The DCIS Work Group grew out of ICSN’s interest in assessing the impact of screening on populations, in particular, screening’s adverse impact. DCIS diagnoses are made at a higher rate in populations that are regularly screened and, therefore, its impact on morbidity could be significant. We are interested in documenting the variation in incidence of DCIS and treatment in populations that are regularly screened.

Abstracts were solicited for studies on (a) reasons for variation in DCIS diagnosis and treatment within and across ICSN screening programs and (b) how to differentiate and manage progressive and indolent DCIS.

Abstracts will be accepted for poster presentation only.


The rate-limiting step in biomarker research is the availability of high-quality specimens. Ongoing population-based studies and infrastructures may be a source of high-quality specimens and data for research on the use of biomarkers in screening programs. The Biomarkers Work Group is interested in the collection and validation of biomarkers at the population level and the possible applications of biomarkers in organized screening programs.
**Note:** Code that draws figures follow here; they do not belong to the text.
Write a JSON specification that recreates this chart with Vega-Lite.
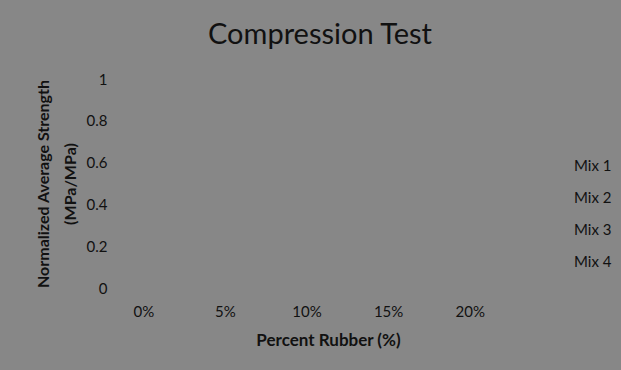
{
  "$schema": "https://vega.github.io/schema/vega-lite/v6.json",
  "autosize": "none",
  "width": 408,
  "height": 209,
  "padding": {"left": 103, "top": 79, "right": 110, "bottom": 82},
  "background": "#878787",
  "title": {
    "text": "Compression Test",
    "font": "Lato",
    "fontSize": 29,
    "fontWeight": "normal",
    "color": "#111111",
    "anchor": "middle",
    "dx": 13,
    "offset": 22
  },
  "data": {
    "values": [
      {"mix": "Mix 1", "rubber": "0%", "strength": null},
      {"mix": "Mix 1", "rubber": "5%", "strength": null},
      {"mix": "Mix 1", "rubber": "10%", "strength": null},
      {"mix": "Mix 1", "rubber": "15%", "strength": null},
      {"mix": "Mix 1", "rubber": "20%", "strength": null},
      {"mix": "Mix 2", "rubber": "0%", "strength": null},
      {"mix": "Mix 2", "rubber": "5%", "strength": null},
      {"mix": "Mix 2", "rubber": "10%", "strength": null},
      {"mix": "Mix 2", "rubber": "15%", "strength": null},
      {"mix": "Mix 2", "rubber": "20%", "strength": null},
      {"mix": "Mix 3", "rubber": "0%", "strength": null},
      {"mix": "Mix 3", "rubber": "5%", "strength": null},
      {"mix": "Mix 3", "rubber": "10%", "strength": null},
      {"mix": "Mix 3", "rubber": "15%", "strength": null},
      {"mix": "Mix 3", "rubber": "20%", "strength": null},
      {"mix": "Mix 4", "rubber": "0%", "strength": null},
      {"mix": "Mix 4", "rubber": "5%", "strength": null},
      {"mix": "Mix 4", "rubber": "10%", "strength": null},
      {"mix": "Mix 4", "rubber": "15%", "strength": null},
      {"mix": "Mix 4", "rubber": "20%", "strength": null}
    ]
  },
  "mark": {"type": "line", "point": true},
  "encoding": {
    "x": {
      "field": "rubber",
      "type": "ordinal",
      "sort": null,
      "scale": {"type": "band", "domain": ["0%", "5%", "10%", "15%", "20%"], "paddingInner": 0, "paddingOuter": 0},
      "axis": {
        "title": "Percent Rubber (%)",
        "titleFontSize": 17,
        "labelAngle": 0,
        "labelPadding": 16,
        "titlePadding": 13,
        "titleX": 225,
        "domain": false,
        "ticks": false,
        "grid": false
      }
    },
    "y": {
      "field": "strength",
      "type": "quantitative",
      "scale": {"domain": [0, 1], "nice": false},
      "axis": {
        "title": ["Normalized Average Strength", "(MPa/MPa)"],
        "titleFontSize": 16,
        "titleLineHeight": 27,
        "titlePadding": 8,
        "values": [0, 0.2, 0.4, 0.6, 0.8, 1],
        "format": "~g",
        "labelPadding": -4,
        "domain": false,
        "ticks": false,
        "grid": false
      }
    },
    "color": {
      "field": "mix",
      "type": "nominal",
      "scale": {"domain": ["Mix 1", "Mix 2", "Mix 3", "Mix 4"], "range": ["#4f81bd", "#c0504d", "#9bbb59", "#8064a2"]},
      "legend": {
        "title": null,
        "orient": "none",
        "legendX": 452,
        "legendY": 79,
        "symbolSize": 0,
        "symbolOpacity": 0,
        "symbolStrokeWidth": 0,
        "rowPadding": 16
      }
    }
  },
  "config": {
    "font": "Lato",
    "view": {"stroke": null},
    "axis": {
      "labelFont": "Lato",
      "labelFontSize": 15,
      "labelColor": "#111111",
      "titleFont": "Lato",
      "titleFontWeight": "bold",
      "titleColor": "#111111"
    },
    "legend": {
      "labelFont": "Lato",
      "labelFontSize": 15,
      "labelColor": "#111111"
    }
  }
}
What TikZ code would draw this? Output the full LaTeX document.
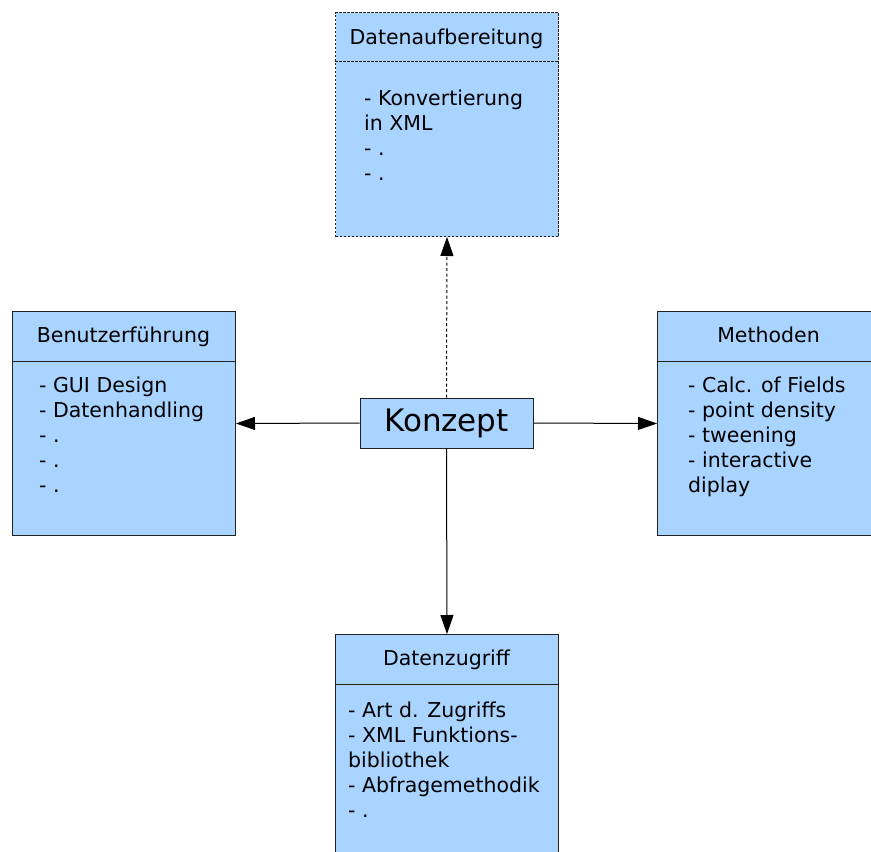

Abstracts were solicited on biomarker collection and validation research within the context of population- level screening studies and the possible applications of biomarkers in screening programs. Topics may include descriptions of resources available for biomarker research, study design for biomarker validation research, and future resource needs for the application of biomarkers in screening programs.

Abstracts will be accepted for poster presentation only.

Audit Feedback on Reading Performance of Screening Mammograms

The effectiveness of screening mammography, cervical screening, and colorectal cancer screening depends on the ability to detect abnormalities and interpret these findings accurately; both tasks are challenging and require ongoing education to maintain and improve interpretative skills. Some countries with mammographic screening programs have developed audit and feedback systems to help screen readers assess and improve their reading skills. These audit feedback systems can include formal systems such as those provided to a program by an independent unit, as well as informal systems in which readers audit their own reading performance or audit feedback is be provided verbally to a reader by a medical leader.

Although the focus of this interest group is on mammographic screening, abstracts were solicited for posters on audit feedback systems for any cancer screening program.

Abstracts will be accepted for poster presentation only.

International Test Sets

The International Test Sets interest group was formed in 2010 for the purpose of sharing knowledge about creation and use of test sets for measuring performance of radiologists in mammography screening. Out of this meeting came a project to develop one or more test sets that could compare interpretation ability internationally and also be used for local evaluation and education.

Abstracts were solicited for posters related to use of test sets for evaluation of clinicians in mammography or any clinical setting (e.g., pathologists, colonoscopists), and test set methodology.

Abstracts will be accepted for poster presentation only.

The abstract submission deadline has now passed. No further abstracts are being accepted.